The geography of the Battery Belt is being determined by proximity to auto production facilities, namely with the major U.S. companies, GM and Ford, as well as foreign companies like Toyota, Stellantis (Fiat Chrysler-PSA Group), and Volkswagen. This benefits states like Kentucky, Ohio, Tennessee, Illinois, and Michigan—as well as Canada and Mexico. States outside of the new Battery Belt include California and Nevada.
Clean Energy, but…
While the development of a Battery Belt is a positive development for the U.S. economy, there are challenges. These include environmental concerns, indigenous peoples’ rights, finding enough skilled workers, and energy supply. In January, it was announced that the Australian lithium company Ioneer had secured a conditional commitment for a loan of up to $700 million from the U.S. Department of Energy to develop a lithium site that, when fully operational, will supply 400,000 EVs per year. Ioneer has already secured agreements with Ford and Toyota. While this indicates a degree of momentum in developing the U.S. battery and EV business, the permitting process for new lithium mines is lengthy. What could kill the project is a rare wildflower, Tiehm’s buckwheat. The Center for Biological Diversity is arguing that the lithium mine represents an “existential threat” to the flower.

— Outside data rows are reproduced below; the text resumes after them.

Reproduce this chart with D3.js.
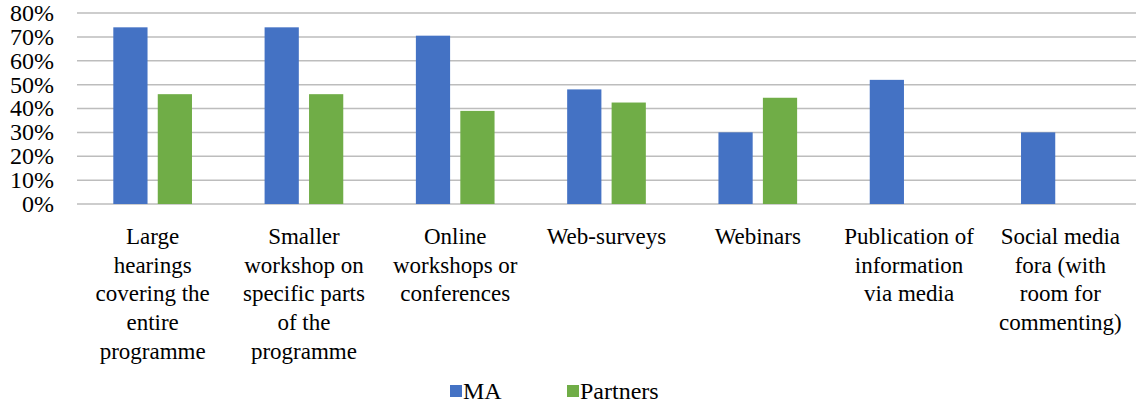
<!DOCTYPE html>
<html>
<head>
<meta charset="utf-8">
<script src="https://cdn.jsdelivr.net/npm/d3@7"></script>
</head>
<body style="margin:0">
<svg width="1138" height="403"></svg>
<script>
var categories = [
    ["Large", "hearings", "covering the", "entire", "programme"],
    ["Smaller", "workshop on", "specific parts", "of the", "programme"],
    ["Online", "workshops or", "conferences"],
    ["Web-surveys"],
    ["Webinars"],
    ["Publication of", "information", "via media"],
    ["Social media", "fora (with", "room for", "commenting)"]
];
var series = ["MA", "Partners"];
var maValues = [74, 74, 70.5, 48, 30, 52, 30];
var partnerValues = [46, 46, 39, 42.5, 44.5, null, null];
var yTicks = [0, 10, 20, 30, 40, 50, 60, 70, 80];
var colors = { "MA": "#4472C4", "Partners": "#70AD47" };

var svg = d3.select("svg"),
    plotLeft = 77, plotRight = 1136, plotTop = 13, plotBottom = 204;

var x = d3.scaleBand()
    .domain(d3.range(categories.length))
    .range([plotLeft, plotRight]);

var xInner = d3.scaleBand()
    .domain(series)
    .range([x.bandwidth() * 0.24, x.bandwidth() * 0.76])
    .paddingInner(0.23);

var y = d3.scaleLinear()
    .domain([0, 80])
    .range([plotBottom, plotTop]);

// gridlines
svg.append("g")
    .selectAll("line")
    .data(yTicks)
    .enter().append("line")
    .attr("x1", plotLeft)
    .attr("x2", plotRight)
    .attr("y1", function(d) { return y(d); })
    .attr("y2", function(d) { return y(d); })
    .attr("stroke", "#bdbdbd")
    .attr("stroke-width", 1.5);

// y labels
svg.append("g")
    .selectAll("text")
    .data(yTicks)
    .enter().append("text")
    .attr("x", 54)
    .attr("y", function(d) { return y(d); })
    .attr("dy", "0.33em")
    .attr("text-anchor", "end")
    .style("font-family", "'Liberation Serif'")
    .style("font-size", "24px")
    .text(function(d) { return d + "%"; });

var rows = [];
categories.forEach(function(c, i) {
    rows.push({ cat: i, s: "MA", v: maValues[i] });
    if (partnerValues[i] != null) rows.push({ cat: i, s: "Partners", v: partnerValues[i] });
});

svg.append("g")
    .selectAll("rect")
    .data(rows)
    .enter().append("rect")
    .attr("x", function(d) { return x(d.cat) + xInner(d.s); })
    .attr("width", xInner.bandwidth())
    .attr("y", function(d) { return y(d.v); })
    .attr("height", function(d) { return y(0) - y(d.v); })
    .attr("fill", function(d) { return colors[d.s]; });

// category labels, one tspan per line
var labels = svg.append("g")
    .selectAll("text")
    .data(categories)
    .enter().append("text")
    .attr("text-anchor", "middle")
    .style("font-family", "'Liberation Serif'")
    .style("font-size", "23px")
    .attr("transform", function(d, i) {
        return "translate(" + (x(i) + x.bandwidth() / 2) + ",244)";
    });
labels.selectAll("tspan")
    .data(function(d) { return d; })
    .enter().append("tspan")
    .attr("x", 0)
    .attr("y", function(d, i) { return i * 28.7; })
    .text(function(d) { return d; });

// legend
var legendPos = [450, 567];
var legend = svg.append("g")
    .selectAll("g")
    .data(series)
    .enter().append("g")
    .attr("transform", function(d, i) { return "translate(" + legendPos[i] + ",391)"; });
legend.append("rect")
    .attr("x", 0)
    .attr("y", -6)
    .attr("width", 12)
    .attr("height", 12)
    .attr("fill", function(d) { return colors[d]; });
legend.append("text")
    .attr("x", 13)
    .attr("dy", "0.33em")
    .style("font-family", "'Liberation Serif'")
    .style("font-size", "24px")
    .text(function(d) { return d; });
</script>
</body>
</html>
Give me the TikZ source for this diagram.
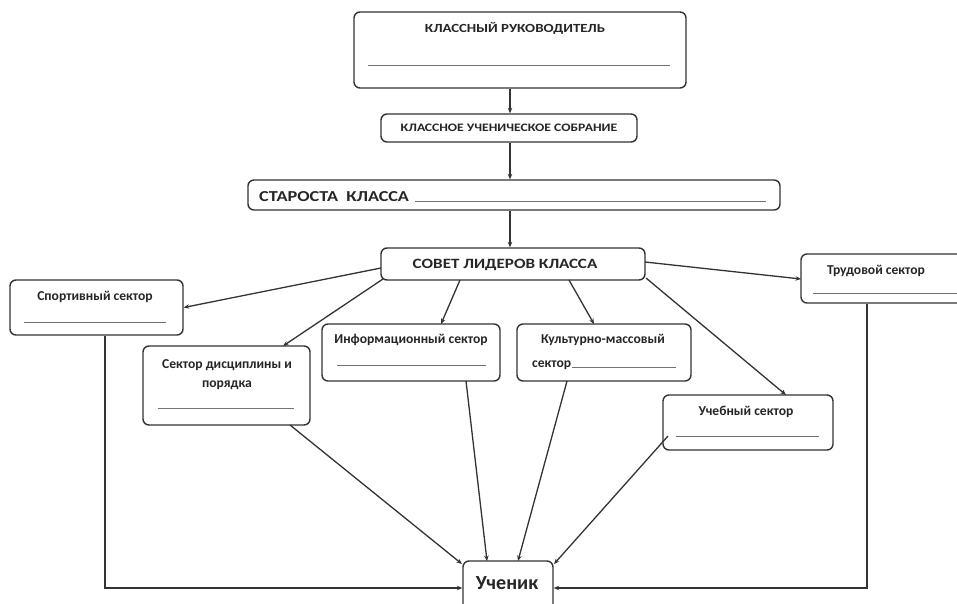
\documentclass[tikz,border=0pt]{standalone}
\usepackage{fontspec}
\setmainfont{Carlito}
\newfontfamily\widefont[FakeStretch=1.2]{Carlito}
\usetikzlibrary{arrows.meta,calc}
\begin{document}
\begin{tikzpicture}[x=1pt,y=-1pt,
  box/.style={draw=black!80, line width=1.4pt, rounded corners=6pt, inner sep=0pt},
  lbl/.style={font=\bfseries\fontsize{13.6}{16}\selectfont, inner sep=0pt, text=black!85},
  cap/.style={font=\widefont\bfseries\fontsize{#1}{#1}\selectfont, inner sep=0pt, text=black!85},
  uline/.style={draw=black!55, line width=1pt},
  arr/.style={draw=black!80, line width=1.3pt, -{Stealth[length=5.5pt,width=4.5pt]}},
]
\useasboundingbox[fill=white] (0,0) rectangle (957,604);
% boxes
\node[box, minimum width=332pt, minimum height=76pt] (ruk) at (520,50) {};
\node[box, minimum width=256pt, minimum height=28pt] (sob) at (509,128) {};
\node[box, minimum width=532pt, minimum height=30pt] (star) at (514,195) {};
\node[box, minimum width=264pt, minimum height=32pt] (sov) at (513,264) {};
\node[box, minimum width=173pt, minimum height=55pt] (sport) at (96.5,307.5) {};
\node[box, minimum width=167pt, minimum height=79pt] (disc) at (226.5,385.5) {};
\node[box, minimum width=178pt, minimum height=57pt] (info) at (411,352.5) {};
\node[box, minimum width=174pt, minimum height=57pt] (kult) at (604,352.5) {};
\node[box, minimum width=170pt, minimum height=55pt] (ucheb) at (748,422.5) {};
\node[box, minimum width=170pt, minimum height=49pt] (trud) at (886,278.5) {};
\node[box, minimum width=90pt, minimum height=60pt] (uch) at (508,591) {};
% texts
\node[cap=12.4] (rukT) at (515,28) {КЛАССНЫЙ РУКОВОДИТЕЛЬ};
\draw[uline] (368,66) -- (670,66);
\node[cap=11.4] (sobT) at (509,128) {КЛАССНОЕ УЧЕНИЧЕСКОЕ СОБРАНИЕ};
\node[cap=15.2, anchor=base west] (starT) at (259,201) {СТАРОСТА\ \ КЛАССА};
\draw[uline] ($(starT.base east)+(6,0)$) -- (766,201);
\node[cap=14.2] (sovT) at (505,265) {СОВЕТ ЛИДЕРОВ КЛАССА};
\node[lbl] (sportT) at (95,297) {Спортивный сектор};
\draw[uline] (24,322) -- (166,322);
\node[lbl, align=center, font=\bfseries\fontsize{13.6}{19}\selectfont] (discT) at (227,375) {Сектор дисциплины и\\порядка};
\draw[uline] (158,408) -- (294,408);
\node[lbl] (infoT) at (411,340) {Информационный сектор};
\draw[uline] (337,365) -- (486,365);
\node[lbl] (kultT) at (603,340) {Культурно-массовый};
\node[lbl, anchor=base west] (kultT2) at (532,367) {сектор};
\draw[uline] ($(kultT2.base east)+(1,0)$) -- (676,367);
\node[lbl] (uchebT) at (746,412) {Учебный сектор};
\draw[uline] (676,436) -- (819,436);
\node[lbl] (trudT) at (876,271) {Трудовой сектор};
\draw[uline] (813,293) -- (957,293);
\node[lbl, font=\bfseries\fontsize{20}{22}\selectfont] (uchT) at (507,583) {Ученик};
% arrows down the chain
\draw[arr] (ruk.south -| 510,0) -- (sob.north -| 510,0);
\draw[arr] (sob.south -| 510,0) -- (star.north -| 510,0);
\draw[arr] (star.south -| 510,0) -- (sov.north -| 510,0);
% from council
\draw[arr] (381,268) -- (sport.east);
\draw[arr] (383,279) -- (283,346);
\draw[arr] (460,280) -- (441,324);
\draw[arr] (569,280) -- (594,324);
\draw[arr] (646,278) -- (786,395);
\draw[arr] (645,262) -- (801,279);
% to pupil
\draw[arr] (sport.south -| 105,0) |- (uch.west |- 0,588);
\draw[arr] (trud.south -| 867,0) |- (uch.east |- 0,588);
\draw[arr] (290,425) -- (462,564);
\draw[arr] (466,381) -- (487,561);
\draw[arr] (567,381) -- (518,561);
\draw[arr] (668,436) -- (554,564);
\end{tikzpicture}
\end{document}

Another proposed lithium mine in Nevada, Thacker Pass, is also being opposed by conservation groups. In North Carolina, another proposed mine has been stalled over regulatory issues. Currently, the United States has only one operational lithium mine, which cannot possibly meet American battery demand. This means that U.S. EV batteries will use Canadian, Argentine, or Chilean lithium.
One last consideration is the issue of financing. For all the Biden administration’s enthusiasm for the development of a Battery Belt, ESG (Environment, Social, and Governance) represents a challenge to the mining part of Battery Belt development. Mining runs into a wall of concerns over biodiversity, ecosystem services, water management, mine waste, carbon footprint, hazardous substances, indigenous peoples’ rights, vulnerable people, and mine closure/after use.

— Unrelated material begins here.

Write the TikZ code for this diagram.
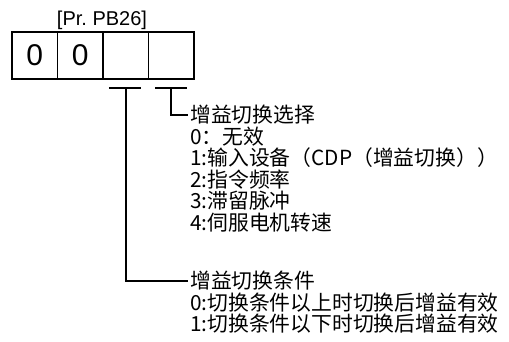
\documentclass[tikz,border=0pt]{standalone}
\usepackage{fontspec}
\setmainfont{Liberation Sans}
\newfontfamily\cjk{Noto Sans CJK SC}
\usetikzlibrary{positioning}
\tikzset{
  cell/.style={draw, line width=1.5pt, minimum width=45.5pt, minimum height=47pt, inner sep=0pt, font=\fontsize{30}{30}\selectfont},
  item/.style={anchor=west, inner sep=0pt, font=\cjk\fontsize{20.8}{21.5}\selectfont},
  bracket/.style={line width=1.6pt},
}
\begin{document}
\begin{tikzpicture}[x=1pt, y=-1pt]
\useasboundingbox (0,0) rectangle (509,342);
\node[font=\fontsize{20}{20}\selectfont] (title) at (102,20) {[Pr.\ PB26]};
\foreach \d [count=\n] in {0,0,{},{}}
  \node[cell] (c\n) at ({34.75+45.5*(\n-1)},55.5) {\d};
% gain switching selection
\node[item] (sel) at (190,115) {增益切换选择};
\foreach \t [count=\i] in {0：无效, 1:输入设备（CDP（增益切换））, 2:指令频率, 3:滞留脉冲, 4:伺服电机转速}
  \node[item] (sel\i) at (190,{115+21.5*\i}) {\t};
% gain switching condition
\node[item] (cond) at (190,281) {增益切换条件};
\foreach \t [count=\i] in {0:切换条件以上时切换后增益有效, 1:切换条件以下时切换后增益有效}
  \node[item] (cond\i) at (190,{281+21.5*\i}) {\t};
% brackets
\coordinate (k3) at ([yshift=-8pt]c3.south);
\coordinate (k4) at ([yshift=-8pt]c4.south);
\draw[bracket] ([xshift=-17pt]k3) -- ([xshift=15pt]k3);
\draw[bracket] ([xshift=-16pt]k4) -- ([xshift=16pt]k4);
\draw[bracket] (k3) |- ([xshift=-2pt]cond.west);
\draw[bracket] (k4) |- ([xshift=-2pt]sel.west);
\end{tikzpicture}
\end{document}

The U.S. battery belt is already having an impact on state and local governments in terms of jobs, revenues, and infrastructure. But Americans should be careful about the sales pitch – there is not going to be a rapid and easy transformation of energy generation and transportation. The push-pull of national security and economic needs vis-à-vis environmental concerns is part and parcel of the process. Indeed, the battery belt (and by extension critical metals mining) faces the same challenge facing wind and solar power; people support it, but don’t want it in their own backyards. There are tough choices to be made: do we keep a rare wildflower alive for future generations and not build a mine… or do we develop the mine, make batteries and EVs, and herald in a new energy age? Once the flower is gone, it cannot be replaced.

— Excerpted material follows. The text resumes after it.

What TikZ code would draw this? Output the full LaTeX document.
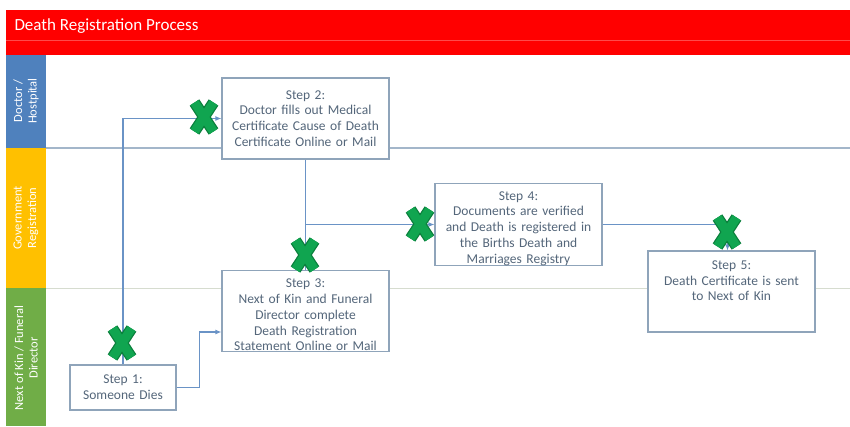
\documentclass[tikz,border=0pt]{standalone}
\usepackage{fontspec}
\setmainfont{Carlito}
\usetikzlibrary{arrows.meta}
\definecolor{titlered}{HTML}{FF0000}
\definecolor{titleline}{HTML}{FF4A4A}
\definecolor{laneblue}{HTML}{4F81BD}
\definecolor{laneyellow}{HTML}{FFC000}
\definecolor{lanegreen}{HTML}{70AD47}
\definecolor{boxedge}{HTML}{8FA4BA}
\definecolor{boxtext}{HTML}{54667A}
\definecolor{flow}{HTML}{6A93C6}
\definecolor{sepblue}{HTML}{A3B6CA}
\definecolor{sepgray}{HTML}{D6DCCF}
\definecolor{xgreen}{HTML}{10A550}
\definecolor{xdark}{HTML}{0B7F3C}
\tikzset{
  stepbox/.style={draw=boxedge, line width=1.1pt, fill=white, inner sep=0pt,
    minimum width=167pt, minimum height=81pt, align=center, text width=165pt,
    text=boxtext, font=\fontsize{13.5}{15.8}\selectfont},
  lanelabel/.style={rotate=90, align=center, text=white,
    font=\fontsize{12.5}{14.5}\selectfont},
  flowline/.style={draw=flow, line width=1.1pt},
  flowarrow/.style={flowline, -{Latex[length=6pt,width=5pt]}},
  xmark/.pic={
    \draw[xdark, line width=11.5pt] (-9.5,-14.5) -- (9.5,14.5) (-9.5,14.5) -- (9.5,-14.5);
    \draw[xgreen, line width=9pt] (-9.5,-14.5) -- (9.5,14.5) (-9.5,14.5) -- (9.5,-14.5);
  }
}
\begin{document}
\begin{tikzpicture}[x=1pt, y=-1pt]
\useasboundingbox (0,0) rectangle (850,426);
% title bar
\fill[titlered] (6,10) rectangle (850,55);
\draw[titleline, line width=0.7pt] (6,40) -- (850,40);
\node[anchor=base west, text=white, font=\fontsize{17}{20}\selectfont] (title) at (11,30) {Death Registration Process};
% swim lane headers
\fill[laneblue] (6,55) rectangle (46,148);
\fill[laneyellow] (6,148) rectangle (46,288);
\fill[lanegreen] (6,288) rectangle (46,426);
\node[lanelabel] (lane1) at (26,101) {Doctor /\\Hostpital};
\node[lanelabel] (lane2) at (26,218) {Government\\Registration};
\node[lanelabel] (lane3) at (26,358) {Next of Kin / Funeral\\Director};
% lane separators
\draw[sepblue, line width=1.2pt] (46,148) -- (850,148);
\draw[sepgray, line width=1pt] (46,288) -- (850,288);
% process steps
\node[stepbox] (s2) at (305.5,118.5) {Step 2:\\Doctor fills out Medical\\Certificate Cause of Death\\Certificate Online or Mail};
\node[stepbox] (s4) at (518.5,224.5) {\parbox[c][80pt][b]{165pt}{\centering Step 4:\\Documents are verified\\and Death is registered in\\the Births Death and\\Marriages Registry}};
\node[stepbox] (s3) at (305.5,311) {\parbox[c][80pt][b]{165pt}{\centering Step 3:\\Next of Kin and Funeral\\Director complete\\Death Registration\\Statement Online or Mail}};
\node[stepbox] (s5) at (731.5,291.5) {\parbox[c][72pt][t]{165pt}{\centering\vspace{5pt}Step 5:\\Death Certificate is sent\\to Next of Kin}};
\node[stepbox, minimum width=106pt, minimum height=45pt, text width=104pt] (s1) at (123,387.5) {Step 1:\\Someone Dies};
% connectors
\draw[flowarrow] (s1.north) |- (s2.west);
\draw[flowarrow] (s1.east) -- ++(23,0) |- ([yshift=-21pt]s3.west);
\draw[flowline] (s2.south) -- (s3.north);
\draw[flowarrow] (s2.south |- s4.west) -- (s4.west);
\draw[flowarrow] (s4.east) -| ([xshift=-4pt]s5.north);
% status marks
\pic at (204,117) {xmark};
\pic at (305,255) {xmark};
\pic at (420,224) {xmark};
\pic at (727,232) {xmark};
\pic at (122,343) {xmark};
\end{tikzpicture}
\end{document}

Time is a factor in dealing with the environment. It is also a factor in geopolitics; China has little hesitation in securing access to critical metals even if the process includes environmental degradation both at home and abroad. And China wants a highly competitive battery and EV industry. This can cost the United States both jobs and revenue, as well as leave the country dependent on a rival power. America is putting the right tools on the work table to enhance its competitiveness with both batteries and EVs, but time is slipping away. Americans should remember the words of Benjamin Franklin, “Lost time is never found again.”
Dr. Scott B. MacDonald is the Chief Economist for Smith’s Research & Gradings, a Fellow with the Caribbean Policy Consortium, and a Research fellow with Global Americans. Prior to those positions, he worked for the Office of the Comptroller of the Currency, Credit Suisse, Donaldson, Lufkin and Jenrette, KWR International, and Mitsubishi Corporation. His most recent book is The New Cold War, China and the Caribbean (Palgrave Macmillan 2022).